Three alumni—Stephen Presser ’71, Ed Whelan ’85 and Ronald Rotunda ’70—testified in opposition.

Presser seized upon comments then-Dean Kagan had made about Justice Anthony Kennedy ’61 during one of his appearances at Harvard Law School.

Presser said: “Her praise of Justice Kennedy’s jurisprudence and his independence could certainly be interpreted as Ms. Kagan suggesting both that it was appropriate for justices to formulate their own notions of what the Constitution should mean, and that it was appropriate for justices to change the meaning of the Constitution by reference to emerging international norms and policies.”

Another five weeks would pass until the Senate confirmed Kagan by a 63-37 vote. The next day, Kagan returned to the White House for an East Room celebration attended by Dean Martha Minow, along with a dozen faculty members and administrators, including Professors David Barron ’94, John Manning ’85, Daniel Meltzer ’75 and Lawrence Lessig.
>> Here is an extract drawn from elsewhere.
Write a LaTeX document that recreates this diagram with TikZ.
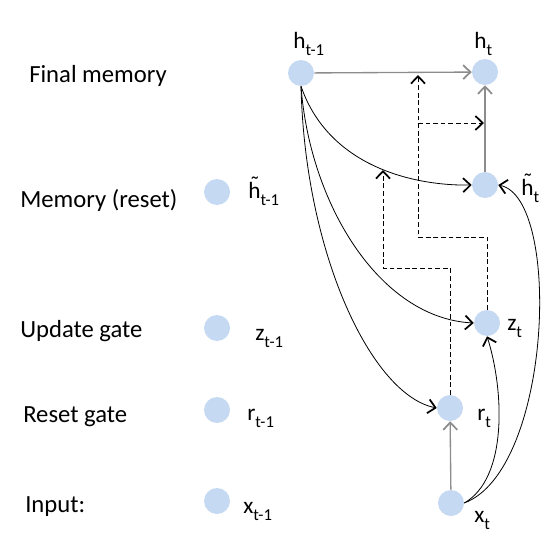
\documentclass[tikz,border=0pt]{standalone}
\usepackage{fontspec}
\setmainfont{Carlito}
\usetikzlibrary{arrows.meta}
\definecolor{nodeblue}{RGB}{197,217,243}
\definecolor{linegray}{RGB}{140,140,140}
\newcommand\mysub[1]{\raisebox{-0.3em}{\fontsize{12.5}{13}\selectfont #1}}
\newcommand\htil{\leavevmode\hbox{\ooalign{h\cr\hidewidth\kern0.05em\raisebox{0.24em}{\char"02DC}\hidewidth\cr}}}
\begin{document}
\begin{tikzpicture}[x=0.75pt,y=-0.75pt,
  unit/.style={circle,fill=nodeblue,minimum size=19.5pt,inner sep=0pt},
  lab/.style={font=\fontsize{18.5}{20}\selectfont,anchor=base west,inner sep=0pt},
  sym/.style={font=\fontsize{17.5}{19}\selectfont,anchor=base west,inner sep=0pt},
  arr/.style={-{Straight Barb[length=5.5pt,width=10.5pt,line width=1.3pt]}},
  straight/.style={arr,draw=linegray,line width=1pt},
  curved/.style={arr,draw=black,line width=0.6pt},
  dashline/.style={arr,draw=black,line width=0.7pt,dash pattern=on 3.5pt off 2.2pt}]
\useasboundingbox (0,0) rectangle (557,560);
% row labels
\node[lab] (l1) at (29,83) {Final memory};
\node[lab] (l2) at (20,207) {Memory (reset)};
\node[lab] (l3) at (20,337) {Update gate};
\node[lab] (l4) at (23,422) {Reset gate};
\node[lab] (l5) at (25,512) {Input:};
% left column
\node[unit] (hh0) at (217,192) {};
\node[unit] (z0) at (217,328) {};
\node[unit] (r0) at (217,410) {};
\node[unit] (x0) at (217,501) {};
\node[sym] (thh0) at (248,198) {\htil\mysub{t-1}};
\node[sym] (tz0) at (255,340) {z\mysub{t-1}};
\node[sym] (tr0) at (247,420) {r\mysub{t-1}};
\node[sym] (tx0) at (243,513) {x\mysub{t-1}};
% right part
\node[unit] (h0) at (301,73) {};
\node[unit] (h1) at (485,72) {};
\node[unit] (hh1) at (485,185) {};
\node[unit] (z1) at (487,323) {};
\node[unit] (r1) at (450,408) {};
\node[unit] (x1) at (451,503) {};
\node[sym] (th0) at (293,49) {h\mysub{t-1}};
\node[sym] (th1) at (474,49) {h\mysub{t}};
\node[sym] (thh1) at (521,195) {\htil\mysub{t}};
\node[sym] (tz1) at (507,330) {z\mysub{t}};
\node[sym] (tr1) at (477,420) {r\mysub{t}};
\node[sym] (tx1) at (474,522) {x\mysub{t}};
% straight connectors
\draw[straight] (h0) -- (h1);
\draw[straight] (hh1) -- (h1);
\draw[straight] (x1) -- (r1);
% curves from h_{t-1}
\draw[curved] (h0.south) .. controls (330,170) and (420,186) .. (hh1.west);
\draw[curved] (h0.south) .. controls (310,205) and (380,318) .. (z1.west);
\draw[curved] (h0.south) .. controls (305,255) and (372,395) .. (r1.west);
% curves from x_t
\draw[curved] (x1.east) .. controls (508,478) and (504,390) .. (z1.south);
\draw[curved] (x1.east) .. controls (552,470) and (562,198) .. (hh1.east);
% dashed gate connectors
\coordinate (dA) at (383,268);
\coordinate (dB) at (383,170);
\coordinate (dC) at (418,237);
\coordinate (dD) at (418,75);
\coordinate (dE) at (418,123);
\coordinate (dF) at (484,123);
\draw[dashline] (r1.north) |- (dA) -- (dB);
\draw[dashline] (z1.north) |- (dC) -- (dD);
\draw[dashline] (dE) -- (dF);
\end{tikzpicture}
\end{document}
“It was a great celebratory mood there,” said Sullivan.

That night, she gathered at a Washington bar for a more private celebration with family and friends. “I’ve never seen Elena—or maybe anybody—with such a genuine smile,” said Lessig.

What Kagan didn’t display was any hint of anxiety about the task ahead, said Dean of Students Ellen Cosgrove, who has known her since they worked together at the University of Chicago.

“I’ve never seen her nervous,” Cosgrove said. “I’ve seen her in really tough situations, and she is calm, she is confident. It’s an amazing quality to have.”

And on Saturday, Aug. 7, Kagan took the judicial oath from Roberts at the Court. After the typically grueling 89-day process leading up to her confirmation, Kagan might have been forgiven had she opted for a little time off before taking her life-tenured seat on the nation’s highest court.

But by Sunday, her first full day as a justice, Kagan was already scheduled to start computer training at the Court.

“That’s Elena,” said Steiker. “She is going to work very hard.”

For Cosgrove, who had witnessed each public step in the confirmation process, the import of the moment didn’t sink in until the October investiture ceremony.

“There was nothing like watching her take her seat with the other eight justices and seeing the complete Court with Elena as its newest member,” Cosgrove said. “That was the moment of real goose bumps.”

After the ceremony, Kagan—minus her judicial robe—joined Chief Justice Roberts for the traditional walk down the Court’s 44 front steps, a scene captured by a dozen television cameras arrayed across the plaza. They posed together for pictures at the bottom before Roberts withdrew and left Kagan standing alone.

“Ready for Monday?” one journalist yelled out.

“All set,” Kagan replied before walking away.

Sure enough, when the first oral argument of the new term and her tenure began three days later, barely 10 minutes passed before Kagan jumped in with her first question.

That question and the half dozen or so that followed in the course of the one-hour oral argument in a low-profile bankruptcy law case were polite but firm, a tone familiar to any former student who once sat in her administrative law class in Langdell Hall.